We decided to sleep at the nearby Dogenzaka, Tokyo’s famous Love Hotel Hill. The rooms there are all on the small side and a bit more expensive than those in other areas, but we were tired and didn’t want to take the train across the city. But Dogenzaka completely fails now. We went into at least 4 hotels and were refused service at all of them. I didn’t understand what was going on at the first two – were the rooms shown on the selection board not actually available for some reason? But the third made it clear: they wouldn’t serve anyone who wasn’t fluent in Japanese. The woman at the fourth went as far as to take my money and give me a key (I was able to understand enough Japanese to get that far) before demanding the key back and refunding the money when I couldn’t understand some sort of question about their frequent-stayer point-card system. We were starting to wonder if any hotel would actually let us stay and Robin asked me exactly what I was thinking: "can we still get the train to another area?"

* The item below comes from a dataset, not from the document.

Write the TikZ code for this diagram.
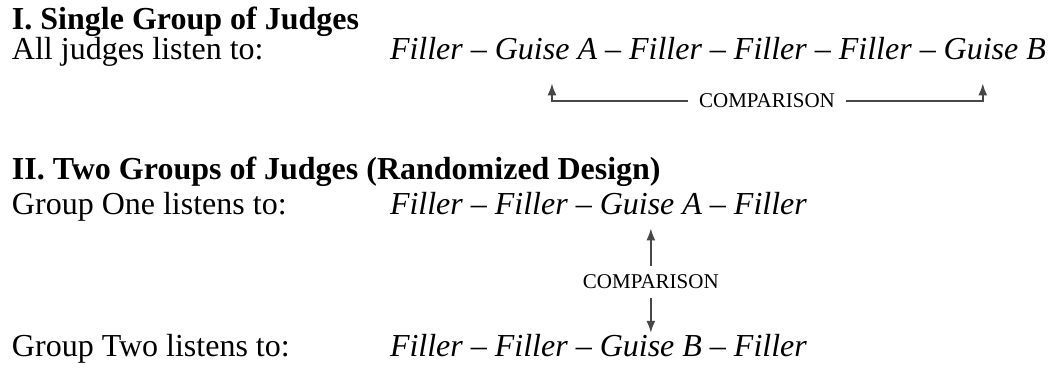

Yes. Fortunately, the Yamanote line runs late by Japanese standards, and we got one of the last trains to Ikebukuro. There, they were happy to see us and our money. We checked into a seedy, kitschy hotel and the woman said some Japanese set phrases I knew to be friendly as well as "goodnight" in English. We didn’t even care that the room was small and smelled vaguely of mildew.

So all in all, the experience of being homeless in Tokyo and depending on love hotels was a bit stressful. I’d visit love hotels again, but just as a "rest" while staying at a normal hotel, hostel, or apartment. And not in Dogenzaka. I don’t know what their problem is. Love hotels are supposed to be anonymous – why should it matter if I understand how their point-card system works if I have money and I’m willing to pay for a room (especially at 0:30 when most people have already taken the last train home?) Oh well.